When libraries are looking to improve an area of service, such as service to children with disabilities and their families, it’s important to start with answering the question–why? It seems like a simple question with a simple answer. Libraries should serve children with disabilities because libraries are for everyone. It’s the right thing to do. It’s in the spirit of public libraries as public institutions, which are for all. All of these statements are absolutely true, but sometimes it’s not enough to justify the existence of a new collection, program, or service. So, let’s consider other reasons why libraries should serve children with disabilities and their families.
First and foremost, it’s the law. The Americans with Disabilities Act (ADA) was signed into law in 1990. The ADA makes it illegal to discriminate against people with disabilities in jobs, schools, transportation, and all experiences that are open to the public. In addition, this legislation makes public libraries legally obligated to make their facilities accessible to people with disabilities. ADA also legislated the expectation that public libraries are to make reasonable accommodations for people with disabilities in their spaces and services. The Americans with Disabilities Act is considered the most important civil rights act for people with disabilities in recent history.
Another reason for this area of library service is because it improves outcomes for children, families, and library staff. In other words, there is added value and measurable impact for children, their families, and library staff when expanding inclusive library services.

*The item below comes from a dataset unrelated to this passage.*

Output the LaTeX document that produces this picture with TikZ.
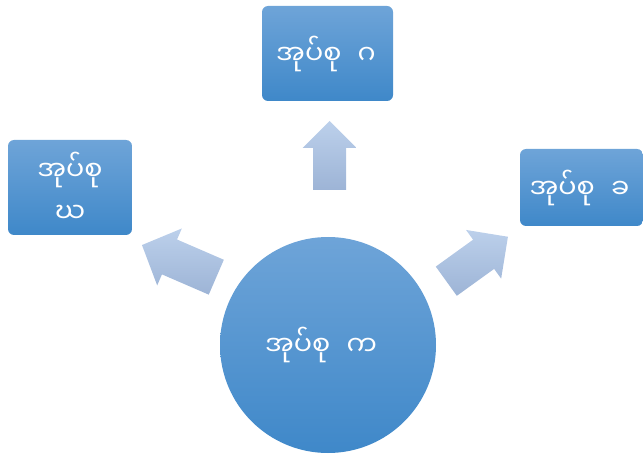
\documentclass[tikz,border=0pt]{standalone}
\usepackage{fontspec}
\newfontfamily\mmfont[Script=Myanmar]{Noto Sans Myanmar UI}
\usetikzlibrary{calc}
\definecolor{boxtop}{HTML}{6EA4D8}
\definecolor{boxbot}{HTML}{3F88C9}
\definecolor{arrtop}{HTML}{BCD0EB}
\definecolor{arrbot}{HTML}{9DB4D6}
\tikzset{
  boxnode/.style={rectangle, rounded corners=6pt, top color=boxtop, bottom color=boxbot,
    text=white, inner sep=0pt, align=center, font=\mmfont\fontsize{27}{42}\selectfont},
  circnode/.style={circle, top color=boxtop, bottom color=boxbot, text=white, inner sep=0pt,
    minimum size=216pt, font=\mmfont\fontsize{27}{42}\selectfont},
  arrowfill/.style={top color=arrtop, bottom color=arrbot, draw=none}
}
% #1 base coordinate, #2 direction angle, #3 length, #4 shaft half width, #5 head length, #6 head half width
\newcommand\blockarrow[6]{%
  \shade[arrowfill]
    ($(#1)+({#2+90}:#4)$) --
    ($(#1)+({#2+90}:#4)+(#2:{#3-#5})$) --
    ($(#1)+({#2+90}:#6)+(#2:{#3-#5})$) --
    ($(#1)+(#2:#3)$) --
    ($(#1)+({#2-90}:#6)+(#2:{#3-#5})$) --
    ($(#1)+({#2-90}:#4)+(#2:{#3-#5})$) --
    ($(#1)+({#2-90}:#4)$) -- cycle;}
\begin{document}
\begin{tikzpicture}[x=1pt,y=1pt]
\useasboundingbox (0,0) rectangle (643,456);
\node[circnode] (ka) at (328,111) {\hspace{-14pt}အုပ်စု\hspace{0.6em}က};
\node[boxnode, minimum width=131pt, minimum height=95pt] (ga) at (327.5,402.5) {\hspace{-3pt}အုပ်စု\hspace{0.6em}ဂ};
\node[boxnode, minimum width=124pt, minimum height=95pt] (gha) at (70,268.5) {အုပ်စု\\ဃ};
\node[boxnode, minimum width=123pt, minimum height=77pt] (kha) at (581.5,268.5) {\hspace{-4pt}အုပ်စု\hspace{0.6em}ခ};
\coordinate (upbase) at (329.5,266);
\coordinate (leftbase) at (216.3,178.8);
\coordinate (rightbase) at (446.3,174.8);
\blockarrow{upbase}{90}{69}{16.5}{27}{27}
\blockarrow{leftbase}{156.6}{81}{19}{30}{31}
\blockarrow{rightbase}{35.8}{76}{18}{30}{30}
\end{tikzpicture}
\end{document}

Youth advocates, such as children’s librarians and youth services staff, always center their work first and foremost around the child. Naturally, the goal for any library in serving children with disabilities should be that the child feels more welcome at the library. Here’s a list of other positive outcomes for children with disabilities:
- They become more visible members of the community.
- They increase knowledge of library and resources as a lifelong user.
- They develop friendships with peers.
- They build a rapport with library staff.
- They practice and develop life skills.
- They establish a relationship with reading and learning.
- They develop sensory experiences to learn about their world.
Just as every child wants to belong, every family does too. The library is the perfect place where children and their families can learn and strengthen their relationships as a family unit and feel a stronger sense of community with their neighbors. In 2016, Public Libraries: A Vital Space for Family Engagement was published by the Public Library Association and Harvard Family Research Project. This concept of family engagement and family-centered programming applies to all families, including families with children with disabilities. Here is a list of positive outcomes for these families being included in the library:
- They increase knowledge of library as a lifelong resource.
- They acquire books for the home.
- They read more as a family.
- They develop friendships with other families.
- Siblings can meet other siblings.
- They have a greater sense of belonging in the larger community.
When working with children with disabilities, there is value and positive impact from the library’s perspective as well:
- Staff develop stronger relationships with diverse populations and community stakeholders.
- Library increases inclusive programs and service offerings.
- Staff obtain a broader perspective and deeper knowledge effective and ineffective library practices.
- Library has more opportunities for growth and improvement in serving their residents.
- Staff Increases confidence and knowledge of inclusive customer service.
- Library create a more positive workplace culture.
When serving children with disabilities in libraries, sometimes numbers don’t tell the whole story. That’s why outcomes are important. If youth services staff struggle with justifying inclusive programs for children with disabilities, they need to translate the value and impact of their work. Measuring outcomes will help libraries do that more effectively. After all, there’s no one size fits all approach for libraries. But what inclusive and accessible youth programs lack in numbers, they make up for it in heart and impact in the lives of children with disabilities.